Ashley Highfield, future media director of the BBC, has said BBC iPlayer has cost around £4.5 million (E6.5m), as part of a £130 million, five-year plan to transition from tape to digital. On bandwidth management, Highfield told Groklaw, the open source site, he had added the ability to iPlayer users to turn off bandwidth sharing when not using the P2P software in response to “a lot of unsolicited user feedback”. He conceded the BBC needed to look further at giving users more control and flexibility over allocating their own bandwidth.

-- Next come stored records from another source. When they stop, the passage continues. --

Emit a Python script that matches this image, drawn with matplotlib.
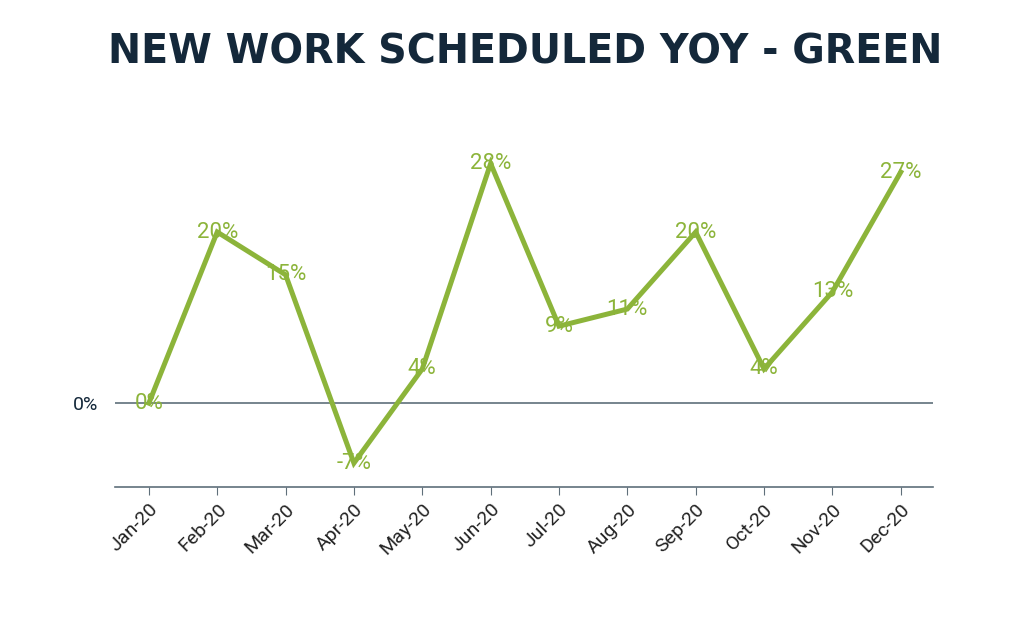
#!/usr/bin/env python3
"""New work scheduled YoY - Green"""
import matplotlib as mpl
mpl.use('Agg')
import matplotlib.pyplot as plt

MONTHS = ["Jan-20", "Feb-20", "Mar-20", "Apr-20", "May-20", "Jun-20",
          "Jul-20", "Aug-20", "Sep-20", "Oct-20", "Nov-20", "Dec-20"]
VALUES = [0, 20, 15, -7, 4, 28, 9, 11, 20, 4, 13, 27]
LABELS = ["0%", "20%", "15%", "-7%", "4%", "28%", "9%", "11%", "20%", "4%", "13%", "27%"]

GREEN = "#8cb43a"
NAVY = "#14283a"
GRAY = "#5f6f7a"

fig = plt.figure(figsize=(10.24, 6.35), dpi=100)
ax = fig.add_axes([0.112, 0.233, 0.799, 0.562])
x = list(range(len(MONTHS)))
ax.plot(x, VALUES, color=GREEN, lw=3.6, solid_joinstyle="miter", zorder=3)
for xi, v, lab in zip(x, VALUES, LABELS):
    ax.text(xi, v, lab, color=GREEN, fontsize=16, ha="center", va="center",
            family="Roboto", zorder=4)

ax.axhline(0, color=GRAY, lw=1.2, zorder=1)
ax.set_xlim(-0.5, 11.47)
ax.set_ylim(-9.8, 31.9)
ax.set_xticks(x)
ax.set_xticklabels(MONTHS, rotation=45, ha="right", rotation_mode="anchor",
                   fontsize=14, color="#222222", family="Roboto")
ax.set_yticks([0])
ax.set_yticklabels(["0%"], fontsize=14, color=NAVY, family="Roboto")
ax.tick_params(axis="y", length=0, pad=12)
ax.tick_params(axis="x", color=GRAY, length=6)
for s in ["top", "right", "left"]:
    ax.spines[s].set_visible(False)
ax.spines["bottom"].set_color(GRAY)
ax.spines["bottom"].set_linewidth(1.2)

fig.text(0.513, 0.918, "NEW WORK SCHEDULED YOY - GREEN", ha="center", va="center",
         fontsize=28.5, fontweight="heavy", color=NAVY, family="DejaVu Sans")

fig.savefig("out.png", dpi=100)
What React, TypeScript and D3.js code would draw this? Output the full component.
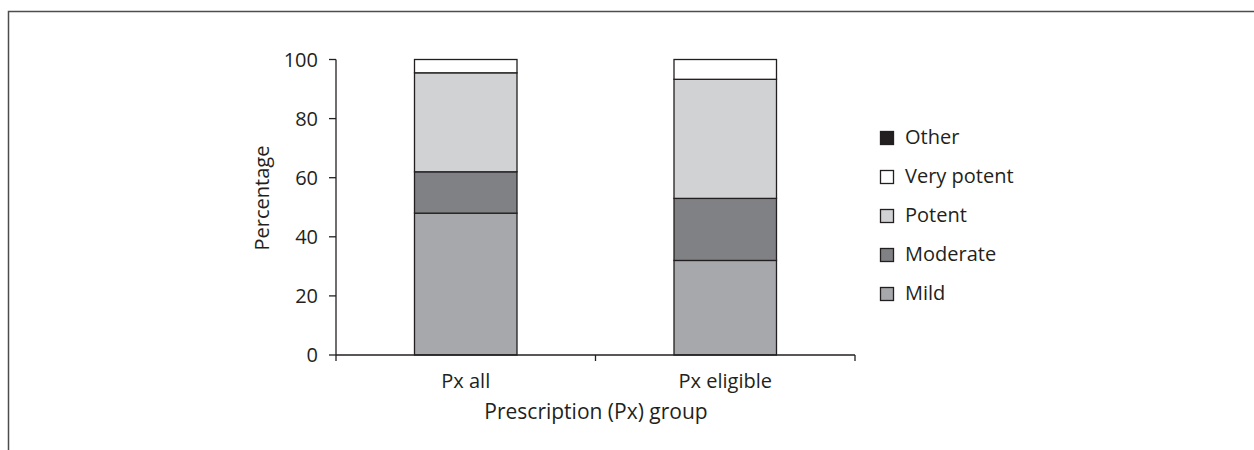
import React from "react";
import * as d3 from "d3";

// Prescription groups and the share (%) of each potency class
const groups = ["Px all", "Px eligible"];
const classes = ["Mild", "Moderate", "Potent", "Very potent", "Other"];
const mild = [48, 32];
const moderate = [14, 21];
const potent = [33.5, 40.3];
const veryPotent = [4.5, 6.7];
const other = [0, 0];
const yTicks = [0, 20, 40, 60, 80, 100];

const fills: Record<string, string> = {
  Mild: "#a7a8ab",
  Moderate: "#808184",
  Potent: "#d1d2d4",
  "Very potent": "#ffffff",
  Other: "#231f20",
};

const W = 1254;
const H = 450;
const FONT = "'Open Sans', Lato, sans-serif";
const INK = "#231f20";

export default function App() {
  const rows = groups.map((g, i) => ({
    group: g,
    Mild: mild[i],
    Moderate: moderate[i],
    Potent: potent[i],
    "Very potent": veryPotent[i],
    Other: other[i],
  }));
  const stack = d3.stack<any>().keys(classes)(rows);

  const x = d3.scaleBand().domain(groups).range([336, 855]).padding(0);
  const y = d3.scaleLinear().domain([0, 100]).range([355, 59.5]);
  const barW = x.bandwidth() * 0.395;

  const legendItems = [...classes].reverse();

  return (
    <svg
      width={W}
      height={H}
      style={{ position: "absolute", left: 0, top: 0, display: "block" }}
      fontFamily={FONT}
    >
      <rect x={0} y={0} width={W} height={H} fill="#fff" />
      {/* outer frame (top and left edges) */}
      <path d={`M8.5,${H} V11.5 H${W}`} fill="none" stroke="#4d4d4d" strokeWidth={1.5} />

      {/* stacked bars */}
      {stack.map((layer) =>
        layer.map((d, i) => {
          const top = y(d[1]);
          const bottom = y(d[0]);
          const h = bottom - top;
          if (h <= 0) return null;
          const cx = x(groups[i])! + x.bandwidth() / 2;
          return (
            <rect
              key={layer.key + i}
              x={cx - barW / 2}
              y={top}
              width={barW}
              height={h}
              fill={fills[layer.key]}
              stroke={INK}
              strokeWidth={1.3}
            />
          );
        })
      )}

      {/* y axis */}
      <line x1={336} x2={336} y1={y(100)} y2={y(0)} stroke={INK} strokeWidth={1.3} />
      {yTicks.map((t) => (
        <g key={t}>
          <line x1={329} x2={336} y1={y(t)} y2={y(t)} stroke={INK} strokeWidth={1.3} />
          <text
            x={318}
            y={y(t)}
            dy="0.36em"
            textAnchor="end"
            fontSize={20}
            fill={INK}
          >
            {t}
          </text>
        </g>
      ))}
      <text
        transform={`translate(269,198) rotate(-90)`}
        textAnchor="middle"
        fontSize={20}
        fill={INK}
      >
        Percentage
      </text>

      {/* x axis */}
      <line x1={336} x2={855} y1={y(0)} y2={y(0)} stroke={INK} strokeWidth={1.3} />
      {[0, 1, 2].map((k) => {
        const px = 336 + k * x.step();
        return <line key={k} x1={px} x2={px} y1={y(0)} y2={y(0) + 6} stroke={INK} strokeWidth={1.3} />;
      })}
      {groups.map((g) => (
        <text
          key={g}
          x={x(g)! + x.bandwidth() / 2}
          y={388}
          textAnchor="middle"
          fontSize={20}
          fill={INK}
        >
          {g}
        </text>
      ))}
      <text x={596} y={419} textAnchor="middle" fontSize={21} fill={INK}>
        Prescription (Px) group
      </text>

      {/* legend */}
      {legendItems.map((k, i) => {
        const cy = 138 + i * 39;
        return (
          <g key={k}>
            <rect
              x={880.5}
              y={cy - 6.5}
              width={13}
              height={13}
              fill={fills[k]}
              stroke={INK}
              strokeWidth={1.3}
            />
            <text x={905} y={cy + 6} fontSize={20} fill={INK}>
              {k}
            </text>
          </g>
        );
      })}
    </svg>
  );
}
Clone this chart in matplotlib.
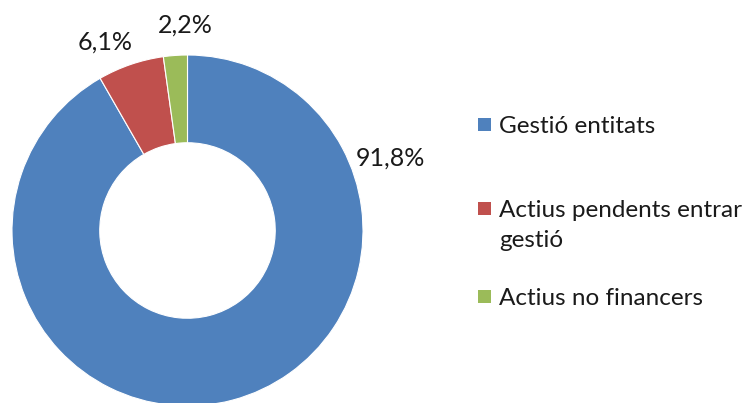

The BBC wants to move to “a world beyond DRM”. and technology unit director Ashley Highfield told Groklaw two additions to iPlayer and Microsoft DRM were under consideration – an open-source DRM for the interim and a long-term hope to abandon rights limitations altogether. That's an ambitious plan that would require another license agreement be struck with independent producers. Highfield said: “We want to get to … a much more flexible world where the content would be free of DRM…We've got to find ways in which that would not harm the rights holders' business.” But he said the parties had “already started these conversations”.
Meanwhile, an anonymous former iPlayer developer has tole The Register: “The disorganisation was incredible. The management had lost track of where they wanted [iPlayer] to go. It was the biggest mess I've ever worked on.”